● **PROMPT**: Pictures aside, quote the whole listing exactly.

══ DATASET SECTION

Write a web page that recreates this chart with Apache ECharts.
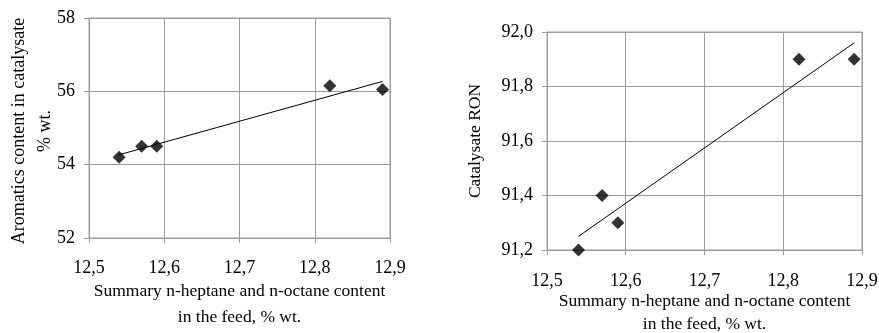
<!DOCTYPE html>
<html>
<head>
<meta charset="utf-8">
<script src="https://cdn.jsdelivr.net/npm/echarts@6/dist/echarts.min.js"></script>
<style>
html,body{margin:0;padding:0;background:#fff;}
#c{width:879px;height:333px;}
</style>
</head>
<body>
<div id="c"></div>
<script>
// Data
var feedContent = [12.54, 12.57, 12.59, 12.82, 12.89];
var aromatics = [54.2, 54.5, 54.5, 56.15, 56.05];
var ron = [91.2, 91.4, 91.3, 91.9, 91.9];
// Trend line end points
var trendX = [12.54, 12.89];
var aromaticsTrend = [54.27, 56.27];
var ronTrend = [91.25, 91.96];

var xTitle = 'Summary n-heptane and n-octane content\nin the feed, % wt.';
var yTitleLeft = 'Aromatics content in catalysate\n% wt.';
var yTitleRight = 'Catalysate RON';

function pairs(xs, ys){ return xs.map(function(x,i){ return [x, ys[i]]; }); }

var FONT = '"Liberation Serif", "Times New Roman", serif';
var GRAY = '#9c9c9c';
var TICK_FS = 18;
var NAME_FS = 17.5;

function xAxisCfg(idx, gap, lh, margin){
  return {
    gridIndex: idx, type: 'value', min: 12.5, max: 12.9, interval: 0.1,
    axisLine: {show: true, lineStyle: {color: GRAY, width: 1}},
    axisTick: {show: true, length: 5, lineStyle: {color: GRAY}},
    splitLine: {show: true, lineStyle: {color: GRAY, width: 1}},
    axisLabel: {color: '#000', fontFamily: FONT, fontSize: TICK_FS, margin: margin,
      formatter: function(v){ return v.toFixed(1).replace('.', ','); }},
    name: xTitle, nameLocation: 'middle', nameGap: gap, nameMoveOverlap: false,
    nameTextStyle: {color: '#000', fontFamily: FONT, fontSize: NAME_FS, lineHeight: lh}
  };
}
function yAxisCfg(idx, min, max, interval, dec, name, gap, lh, fs, pad){
  return {
    gridIndex: idx, type: 'value', min: min, max: max, interval: interval,
    axisLine: {show: true, lineStyle: {color: GRAY, width: 1}},
    axisTick: {show: true, length: 5, lineStyle: {color: GRAY}},
    splitLine: {show: true, lineStyle: {color: GRAY, width: 1}},
    axisLabel: {color: '#000', fontFamily: FONT, fontSize: TICK_FS, margin: 14,
      formatter: function(v){ return v.toFixed(dec).replace('.', ','); }},
    name: name, nameLocation: 'middle', nameGap: gap, nameMoveOverlap: false,
    nameTextStyle: {color: '#000', fontFamily: FONT, fontSize: fs, lineHeight: lh, padding: pad}
  };
}

var chart = echarts.init(document.getElementById('c'), null, {renderer: 'canvas'});
chart.setOption({
  backgroundColor: '#fff',
  animation: false,
  grid: [
    {left: 89, top: 18, width: 301, height: 220, show: true, borderColor: GRAY, borderWidth: 1,
     outerBoundsMode: 'none', containLabel: false},
    {left: 547, top: 32, width: 315, height: 218, show: true, borderColor: GRAY, borderWidth: 1,
     outerBoundsMode: 'none', containLabel: false}
  ],
  xAxis: [xAxisCfg(0, 40, 26.5, 21), xAxisCfg(1, 40, 23, 22)],
  yAxis: [
    yAxisCfg(0, 52, 58, 2, 0, yTitleLeft, 30, 26.5, 18, [0, 6, 0, 0]),
    yAxisCfg(1, 91.2, 92.0, 0.2, 1, yTitleRight, 63, 18, NAME_FS, 0)
  ],
  series: [
    {type: 'line', xAxisIndex: 0, yAxisIndex: 0, data: pairs(trendX, aromaticsTrend),
     symbol: 'none', lineStyle: {color: '#000', width: 1}, z: 2},
    {type: 'scatter', xAxisIndex: 0, yAxisIndex: 0, data: pairs(feedContent, aromatics),
     symbol: 'diamond', symbolSize: 13, itemStyle: {color: '#000'}, z: 3},
    {type: 'line', xAxisIndex: 1, yAxisIndex: 1, data: pairs(trendX, ronTrend),
     symbol: 'none', lineStyle: {color: '#000', width: 1}, z: 2},
    {type: 'scatter', xAxisIndex: 1, yAxisIndex: 1, data: pairs(feedContent, ron),
     symbol: 'diamond', symbolSize: 13, itemStyle: {color: '#000'}, z: 3}
  ]
});
</script>
</body>
</html>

════

● **EXPECTED ANSWER**:
Write a web page that recreates this chart with Apache ECharts.
<!DOCTYPE html>
<html>
<head>
<meta charset="utf-8">
<script src="https://cdn.jsdelivr.net/npm/echarts@6/dist/echarts.min.js"></script>
<style>
html,body{margin:0;padding:0;background:#fff;}
#c{width:879px;height:333px;}
</style>
</head>
<body>
<div id="c"></div>
<script>
// Data
var feedContent = [12.54, 12.57, 12.59, 12.82, 12.89];
var aromatics = [54.2, 54.5, 54.5, 56.15, 56.05];
var ron = [91.2, 91.4, 91.3, 91.9, 91.9];
// Trend line end points
var trendX = [12.54, 12.89];
var aromaticsTrend = [54.27, 56.27];
var ronTrend = [91.25, 91.96];

var xTitle = 'Summary n-heptane and n-octane content\nin the feed, % wt.';
var yTitleLeft = 'Aromatics content in catalysate\n% wt.';
var yTitleRight = 'Catalysate RON';

function pairs(xs, ys){ return xs.map(function(x,i){ return [x, ys[i]]; }); }

var FONT = '"Liberation Serif", "Times New Roman", serif';
var GRAY = '#9c9c9c';
var TICK_FS = 18;
var NAME_FS = 17.5;

function xAxisCfg(idx, gap, lh, margin){
  return {
    gridIndex: idx, type: 'value', min: 12.5, max: 12.9, interval: 0.1,
    axisLine: {show: true, lineStyle: {color: GRAY, width: 1}},
    axisTick: {show: true, length: 5, lineStyle: {color: GRAY}},
    splitLine: {show: true, lineStyle: {color: GRAY, width: 1}},
    axisLabel: {color: '#000', fontFamily: FONT, fontSize: TICK_FS, margin: margin,
      formatter: function(v){ return v.toFixed(1).replace('.', ','); }},
    name: xTitle, nameLocation: 'middle', nameGap: gap, nameMoveOverlap: false,
    nameTextStyle: {color: '#000', fontFamily: FONT, fontSize: NAME_FS, lineHeight: lh}
  };
}
function yAxisCfg(idx, min, max, interval, dec, name, gap, lh, fs, pad){
  return {
    gridIndex: idx, type: 'value', min: min, max: max, interval: interval,
    axisLine: {show: true, lineStyle: {color: GRAY, width: 1}},
    axisTick: {show: true, length: 5, lineStyle: {color: GRAY}},
    splitLine: {show: true, lineStyle: {color: GRAY, width: 1}},
    axisLabel: {color: '#000', fontFamily: FONT, fontSize: TICK_FS, margin: 14,
      formatter: function(v){ return v.toFixed(dec).replace('.', ','); }},
    name: name, nameLocation: 'middle', nameGap: gap, nameMoveOverlap: false,
    nameTextStyle: {color: '#000', fontFamily: FONT, fontSize: fs, lineHeight: lh, padding: pad}
  };
}

var chart = echarts.init(document.getElementById('c'), null, {renderer: 'canvas'});
chart.setOption({
  backgroundColor: '#fff',
  animation: false,
  grid: [
    {left: 89, top: 18, width: 301, height: 220, show: true, borderColor: GRAY, borderWidth: 1,
     outerBoundsMode: 'none', containLabel: false},
    {left: 547, top: 32, width: 315, height: 218, show: true, borderColor: GRAY, borderWidth: 1,
     outerBoundsMode: 'none', containLabel: false}
  ],
  xAxis: [xAxisCfg(0, 40, 26.5, 21), xAxisCfg(1, 40, 23, 22)],
  yAxis: [
    yAxisCfg(0, 52, 58, 2, 0, yTitleLeft, 30, 26.5, 18, [0, 6, 0, 0]),
    yAxisCfg(1, 91.2, 92.0, 0.2, 1, yTitleRight, 63, 18, NAME_FS, 0)
  ],
  series: [
    {type: 'line', xAxisIndex: 0, yAxisIndex: 0, data: pairs(trendX, aromaticsTrend),
     symbol: 'none', lineStyle: {color: '#000', width: 1}, z: 2},
    {type: 'scatter', xAxisIndex: 0, yAxisIndex: 0, data: pairs(feedContent, aromatics),
     symbol: 'diamond', symbolSize: 13, itemStyle: {color: '#000'}, z: 3},
    {type: 'line', xAxisIndex: 1, yAxisIndex: 1, data: pairs(trendX, ronTrend),
     symbol: 'none', lineStyle: {color: '#000', width: 1}, z: 2},
    {type: 'scatter', xAxisIndex: 1, yAxisIndex: 1, data: pairs(feedContent, ron),
     symbol: 'diamond', symbolSize: 13, itemStyle: {color: '#000'}, z: 3}
  ]
});
</script>
</body>
</html>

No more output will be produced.